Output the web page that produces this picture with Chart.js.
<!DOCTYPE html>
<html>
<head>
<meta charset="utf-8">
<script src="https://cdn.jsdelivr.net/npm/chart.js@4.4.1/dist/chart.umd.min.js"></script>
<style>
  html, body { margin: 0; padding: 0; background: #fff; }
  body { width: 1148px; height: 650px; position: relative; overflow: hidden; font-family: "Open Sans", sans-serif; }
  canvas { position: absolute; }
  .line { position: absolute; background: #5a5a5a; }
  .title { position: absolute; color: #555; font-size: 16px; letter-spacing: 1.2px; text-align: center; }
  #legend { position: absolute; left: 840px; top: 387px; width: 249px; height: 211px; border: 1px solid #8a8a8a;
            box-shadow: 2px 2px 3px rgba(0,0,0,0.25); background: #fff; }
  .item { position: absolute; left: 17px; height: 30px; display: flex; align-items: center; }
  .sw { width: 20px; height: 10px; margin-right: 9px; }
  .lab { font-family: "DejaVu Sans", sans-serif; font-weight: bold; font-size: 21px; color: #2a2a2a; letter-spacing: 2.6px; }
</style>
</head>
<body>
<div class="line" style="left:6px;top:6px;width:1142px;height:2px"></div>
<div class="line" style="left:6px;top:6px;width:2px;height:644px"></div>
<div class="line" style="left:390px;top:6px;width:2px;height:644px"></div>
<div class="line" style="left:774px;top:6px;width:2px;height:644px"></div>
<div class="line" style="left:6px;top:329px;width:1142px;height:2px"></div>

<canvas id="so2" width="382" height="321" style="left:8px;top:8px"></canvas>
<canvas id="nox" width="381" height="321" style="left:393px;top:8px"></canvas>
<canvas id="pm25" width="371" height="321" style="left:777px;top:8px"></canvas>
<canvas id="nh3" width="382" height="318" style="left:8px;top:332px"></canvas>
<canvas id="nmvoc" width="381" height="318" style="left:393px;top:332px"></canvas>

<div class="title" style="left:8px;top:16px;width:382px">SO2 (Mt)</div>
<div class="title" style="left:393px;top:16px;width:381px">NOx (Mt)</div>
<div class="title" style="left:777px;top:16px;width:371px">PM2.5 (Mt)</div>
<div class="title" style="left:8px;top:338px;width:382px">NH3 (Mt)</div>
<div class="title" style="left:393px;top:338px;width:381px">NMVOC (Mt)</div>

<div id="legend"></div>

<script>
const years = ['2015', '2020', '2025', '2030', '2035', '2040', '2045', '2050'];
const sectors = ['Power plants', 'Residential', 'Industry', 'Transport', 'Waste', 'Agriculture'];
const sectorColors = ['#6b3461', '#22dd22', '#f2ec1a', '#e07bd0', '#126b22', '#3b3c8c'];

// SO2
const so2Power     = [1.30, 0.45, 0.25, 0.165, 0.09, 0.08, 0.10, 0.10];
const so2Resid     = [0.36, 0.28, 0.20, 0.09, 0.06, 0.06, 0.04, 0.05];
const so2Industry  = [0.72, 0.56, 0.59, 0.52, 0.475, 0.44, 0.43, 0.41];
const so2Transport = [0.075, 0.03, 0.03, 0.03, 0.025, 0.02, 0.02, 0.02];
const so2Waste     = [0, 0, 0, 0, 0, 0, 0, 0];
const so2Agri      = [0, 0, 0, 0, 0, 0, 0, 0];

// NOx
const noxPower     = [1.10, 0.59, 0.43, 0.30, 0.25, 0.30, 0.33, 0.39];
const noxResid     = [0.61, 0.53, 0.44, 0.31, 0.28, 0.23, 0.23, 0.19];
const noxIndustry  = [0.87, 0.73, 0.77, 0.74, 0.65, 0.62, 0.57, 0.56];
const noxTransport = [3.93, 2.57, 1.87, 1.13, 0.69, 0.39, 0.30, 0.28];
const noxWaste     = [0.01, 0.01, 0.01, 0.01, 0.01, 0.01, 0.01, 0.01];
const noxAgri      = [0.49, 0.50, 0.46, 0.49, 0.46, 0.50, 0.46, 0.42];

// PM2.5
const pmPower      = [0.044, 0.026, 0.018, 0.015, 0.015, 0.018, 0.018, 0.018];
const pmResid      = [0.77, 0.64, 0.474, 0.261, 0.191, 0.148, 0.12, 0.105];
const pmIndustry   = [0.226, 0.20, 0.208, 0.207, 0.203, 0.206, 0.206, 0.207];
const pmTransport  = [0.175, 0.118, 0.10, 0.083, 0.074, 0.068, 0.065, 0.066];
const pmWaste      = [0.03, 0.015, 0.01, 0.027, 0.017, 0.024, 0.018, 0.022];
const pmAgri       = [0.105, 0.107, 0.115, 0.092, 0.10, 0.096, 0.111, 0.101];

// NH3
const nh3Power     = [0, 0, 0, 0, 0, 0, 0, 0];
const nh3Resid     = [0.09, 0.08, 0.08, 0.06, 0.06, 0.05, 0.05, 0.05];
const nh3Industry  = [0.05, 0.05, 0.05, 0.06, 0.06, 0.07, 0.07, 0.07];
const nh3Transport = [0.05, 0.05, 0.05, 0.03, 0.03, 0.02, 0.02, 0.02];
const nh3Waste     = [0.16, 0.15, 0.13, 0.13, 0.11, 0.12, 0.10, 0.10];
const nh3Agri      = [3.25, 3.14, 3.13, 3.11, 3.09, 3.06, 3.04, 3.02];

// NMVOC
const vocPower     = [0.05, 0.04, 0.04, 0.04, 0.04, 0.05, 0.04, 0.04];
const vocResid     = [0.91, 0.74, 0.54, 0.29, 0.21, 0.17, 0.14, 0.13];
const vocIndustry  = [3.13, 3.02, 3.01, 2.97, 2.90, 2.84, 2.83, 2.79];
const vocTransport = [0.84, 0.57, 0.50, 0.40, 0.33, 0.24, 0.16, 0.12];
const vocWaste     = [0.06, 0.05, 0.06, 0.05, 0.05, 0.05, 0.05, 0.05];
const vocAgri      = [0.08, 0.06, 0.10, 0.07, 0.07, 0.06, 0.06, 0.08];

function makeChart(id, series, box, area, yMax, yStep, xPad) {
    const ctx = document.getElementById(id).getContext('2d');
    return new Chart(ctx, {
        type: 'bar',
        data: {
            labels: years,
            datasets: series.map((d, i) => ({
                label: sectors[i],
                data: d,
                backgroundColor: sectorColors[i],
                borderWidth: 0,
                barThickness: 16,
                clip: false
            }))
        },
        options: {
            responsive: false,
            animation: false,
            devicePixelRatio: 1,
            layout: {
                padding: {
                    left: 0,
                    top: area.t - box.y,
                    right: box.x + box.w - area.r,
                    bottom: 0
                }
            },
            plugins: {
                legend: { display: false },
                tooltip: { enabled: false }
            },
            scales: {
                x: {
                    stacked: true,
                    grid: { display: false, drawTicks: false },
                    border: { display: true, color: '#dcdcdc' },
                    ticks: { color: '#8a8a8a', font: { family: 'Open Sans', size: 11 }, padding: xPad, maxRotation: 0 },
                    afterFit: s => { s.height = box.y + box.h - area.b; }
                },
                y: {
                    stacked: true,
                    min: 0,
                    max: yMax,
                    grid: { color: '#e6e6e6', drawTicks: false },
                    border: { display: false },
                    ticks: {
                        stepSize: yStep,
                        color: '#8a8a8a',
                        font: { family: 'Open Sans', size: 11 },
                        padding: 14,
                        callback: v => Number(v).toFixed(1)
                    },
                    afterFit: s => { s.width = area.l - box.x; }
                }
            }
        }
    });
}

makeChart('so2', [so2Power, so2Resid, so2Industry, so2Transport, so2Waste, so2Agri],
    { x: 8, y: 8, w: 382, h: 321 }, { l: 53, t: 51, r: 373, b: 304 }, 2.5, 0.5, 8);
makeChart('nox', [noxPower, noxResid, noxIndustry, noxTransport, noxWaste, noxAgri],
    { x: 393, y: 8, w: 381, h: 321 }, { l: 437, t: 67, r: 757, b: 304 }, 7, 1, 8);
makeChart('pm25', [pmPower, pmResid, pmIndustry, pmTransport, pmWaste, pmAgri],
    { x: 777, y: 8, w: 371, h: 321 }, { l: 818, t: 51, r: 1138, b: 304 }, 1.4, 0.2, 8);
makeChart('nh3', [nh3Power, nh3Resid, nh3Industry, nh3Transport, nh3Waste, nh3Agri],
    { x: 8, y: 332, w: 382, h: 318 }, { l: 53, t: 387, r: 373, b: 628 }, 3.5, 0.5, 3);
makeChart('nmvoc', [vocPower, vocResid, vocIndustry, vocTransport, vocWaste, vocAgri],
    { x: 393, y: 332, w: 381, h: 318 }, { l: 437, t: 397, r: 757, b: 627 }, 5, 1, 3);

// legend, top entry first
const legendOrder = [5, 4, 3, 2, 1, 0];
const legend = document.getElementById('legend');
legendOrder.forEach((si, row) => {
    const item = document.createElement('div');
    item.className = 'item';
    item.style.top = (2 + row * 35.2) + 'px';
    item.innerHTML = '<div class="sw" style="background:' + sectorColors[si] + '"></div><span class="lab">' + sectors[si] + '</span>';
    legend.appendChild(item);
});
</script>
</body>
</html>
::::::::
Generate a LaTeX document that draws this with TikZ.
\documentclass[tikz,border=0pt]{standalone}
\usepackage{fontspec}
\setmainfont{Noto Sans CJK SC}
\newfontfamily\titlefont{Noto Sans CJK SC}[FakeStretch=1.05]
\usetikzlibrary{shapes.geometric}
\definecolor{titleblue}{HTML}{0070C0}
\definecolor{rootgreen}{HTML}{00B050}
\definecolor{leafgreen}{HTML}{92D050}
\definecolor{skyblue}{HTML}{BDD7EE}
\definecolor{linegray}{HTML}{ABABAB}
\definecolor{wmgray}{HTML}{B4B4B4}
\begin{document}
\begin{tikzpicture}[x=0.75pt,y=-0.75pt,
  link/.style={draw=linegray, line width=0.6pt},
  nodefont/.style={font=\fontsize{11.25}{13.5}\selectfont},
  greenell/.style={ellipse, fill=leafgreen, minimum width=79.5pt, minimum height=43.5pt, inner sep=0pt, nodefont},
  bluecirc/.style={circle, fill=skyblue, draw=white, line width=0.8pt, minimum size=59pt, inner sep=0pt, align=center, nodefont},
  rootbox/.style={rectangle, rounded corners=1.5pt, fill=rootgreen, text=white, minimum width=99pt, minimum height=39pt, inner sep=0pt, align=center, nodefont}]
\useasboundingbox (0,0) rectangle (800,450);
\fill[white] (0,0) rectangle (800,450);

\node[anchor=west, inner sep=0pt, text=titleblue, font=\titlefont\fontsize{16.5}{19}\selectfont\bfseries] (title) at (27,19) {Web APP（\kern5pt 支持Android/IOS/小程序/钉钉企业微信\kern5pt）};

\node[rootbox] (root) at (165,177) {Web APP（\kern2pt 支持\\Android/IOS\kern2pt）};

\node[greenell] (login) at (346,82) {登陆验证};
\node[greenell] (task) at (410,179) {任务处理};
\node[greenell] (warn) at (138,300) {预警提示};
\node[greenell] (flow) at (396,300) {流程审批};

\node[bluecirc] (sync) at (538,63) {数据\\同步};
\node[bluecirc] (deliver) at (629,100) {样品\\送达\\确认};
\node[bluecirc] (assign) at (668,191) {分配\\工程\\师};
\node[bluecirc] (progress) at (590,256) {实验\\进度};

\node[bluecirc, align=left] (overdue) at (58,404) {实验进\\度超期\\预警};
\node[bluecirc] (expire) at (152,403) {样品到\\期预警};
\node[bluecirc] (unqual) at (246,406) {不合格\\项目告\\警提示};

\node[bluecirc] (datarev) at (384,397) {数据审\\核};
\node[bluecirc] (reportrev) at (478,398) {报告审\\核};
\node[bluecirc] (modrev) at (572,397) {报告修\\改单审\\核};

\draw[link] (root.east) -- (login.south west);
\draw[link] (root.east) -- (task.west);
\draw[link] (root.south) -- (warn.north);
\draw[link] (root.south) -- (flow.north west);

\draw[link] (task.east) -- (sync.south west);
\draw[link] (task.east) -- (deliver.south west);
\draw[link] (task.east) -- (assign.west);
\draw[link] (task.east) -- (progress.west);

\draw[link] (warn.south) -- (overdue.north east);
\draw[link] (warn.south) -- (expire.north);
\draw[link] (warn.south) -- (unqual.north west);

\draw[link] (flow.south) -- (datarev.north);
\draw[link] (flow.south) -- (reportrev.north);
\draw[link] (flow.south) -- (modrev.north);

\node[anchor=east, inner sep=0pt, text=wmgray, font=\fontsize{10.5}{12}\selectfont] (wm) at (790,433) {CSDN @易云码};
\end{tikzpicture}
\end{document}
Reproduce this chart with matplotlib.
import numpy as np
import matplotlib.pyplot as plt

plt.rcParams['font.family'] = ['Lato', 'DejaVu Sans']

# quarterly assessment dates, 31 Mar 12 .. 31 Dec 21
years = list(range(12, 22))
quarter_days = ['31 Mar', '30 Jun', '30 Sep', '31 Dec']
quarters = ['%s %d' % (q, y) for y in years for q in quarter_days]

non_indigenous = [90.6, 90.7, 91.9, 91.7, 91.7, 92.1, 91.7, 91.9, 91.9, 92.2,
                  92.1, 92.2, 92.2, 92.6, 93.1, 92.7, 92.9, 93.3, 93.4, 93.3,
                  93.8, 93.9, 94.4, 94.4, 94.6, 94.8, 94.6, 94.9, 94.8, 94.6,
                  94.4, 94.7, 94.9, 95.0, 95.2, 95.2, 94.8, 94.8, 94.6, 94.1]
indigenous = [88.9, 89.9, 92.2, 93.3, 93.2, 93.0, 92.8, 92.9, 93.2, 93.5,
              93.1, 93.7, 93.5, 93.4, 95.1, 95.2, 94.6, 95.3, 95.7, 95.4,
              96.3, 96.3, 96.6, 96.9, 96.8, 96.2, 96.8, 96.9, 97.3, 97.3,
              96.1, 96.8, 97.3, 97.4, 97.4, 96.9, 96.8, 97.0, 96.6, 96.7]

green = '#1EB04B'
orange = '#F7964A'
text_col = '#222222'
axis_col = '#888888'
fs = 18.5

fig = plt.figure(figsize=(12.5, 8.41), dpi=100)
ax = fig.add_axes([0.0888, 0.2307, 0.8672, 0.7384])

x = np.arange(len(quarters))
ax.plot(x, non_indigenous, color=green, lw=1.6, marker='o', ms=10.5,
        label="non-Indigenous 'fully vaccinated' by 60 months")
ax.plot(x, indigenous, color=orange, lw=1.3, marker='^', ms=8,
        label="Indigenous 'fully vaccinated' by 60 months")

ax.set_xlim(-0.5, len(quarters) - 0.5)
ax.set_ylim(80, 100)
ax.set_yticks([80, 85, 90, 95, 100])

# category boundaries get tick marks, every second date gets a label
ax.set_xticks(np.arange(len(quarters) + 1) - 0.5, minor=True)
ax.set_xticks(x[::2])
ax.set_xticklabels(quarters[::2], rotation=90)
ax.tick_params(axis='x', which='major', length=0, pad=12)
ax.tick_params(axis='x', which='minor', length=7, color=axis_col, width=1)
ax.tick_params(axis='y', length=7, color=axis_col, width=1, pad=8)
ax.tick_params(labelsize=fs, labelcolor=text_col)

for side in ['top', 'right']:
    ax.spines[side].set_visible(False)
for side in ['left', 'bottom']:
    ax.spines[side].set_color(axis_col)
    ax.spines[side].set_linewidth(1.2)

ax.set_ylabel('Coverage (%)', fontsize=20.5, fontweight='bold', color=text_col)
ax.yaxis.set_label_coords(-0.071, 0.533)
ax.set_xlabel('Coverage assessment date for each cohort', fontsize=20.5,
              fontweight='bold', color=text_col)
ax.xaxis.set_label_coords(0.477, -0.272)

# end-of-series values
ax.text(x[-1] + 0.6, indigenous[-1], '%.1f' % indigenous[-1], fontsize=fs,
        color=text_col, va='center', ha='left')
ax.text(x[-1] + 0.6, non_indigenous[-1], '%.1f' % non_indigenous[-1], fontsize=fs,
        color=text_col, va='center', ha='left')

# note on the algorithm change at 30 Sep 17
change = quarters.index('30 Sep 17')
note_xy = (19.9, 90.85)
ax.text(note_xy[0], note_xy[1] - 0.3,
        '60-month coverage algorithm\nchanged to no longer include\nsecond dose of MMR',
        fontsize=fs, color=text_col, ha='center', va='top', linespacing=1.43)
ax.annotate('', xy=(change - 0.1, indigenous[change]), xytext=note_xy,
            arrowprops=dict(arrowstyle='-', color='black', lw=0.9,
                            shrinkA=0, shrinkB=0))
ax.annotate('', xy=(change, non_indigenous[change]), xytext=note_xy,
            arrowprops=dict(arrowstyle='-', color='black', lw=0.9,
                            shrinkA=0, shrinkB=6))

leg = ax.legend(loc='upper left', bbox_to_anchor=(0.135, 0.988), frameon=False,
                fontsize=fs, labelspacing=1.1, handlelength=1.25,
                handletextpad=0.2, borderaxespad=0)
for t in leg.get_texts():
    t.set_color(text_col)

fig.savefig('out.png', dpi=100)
::::::::
▸ **EXERCISE DIRECTIONS**
Set down, without any change, only the lines from the line that holds "Reproduce this chart with matplotlib." through the line that holds "quarters = ['%s", both lines included.

▸ **RESPONSE BELOW**
Reproduce this chart with matplotlib.
import numpy as np
import matplotlib.pyplot as plt

plt.rcParams['font.family'] = ['Lato', 'DejaVu Sans']

# quarterly assessment dates, 31 Mar 12 .. 31 Dec 21
years = list(range(12, 22))
quarter_days = ['31 Mar', '30 Jun', '30 Sep', '31 Dec']
quarters = ['%s %d' % (q, y) for y in years for q in quarter_days]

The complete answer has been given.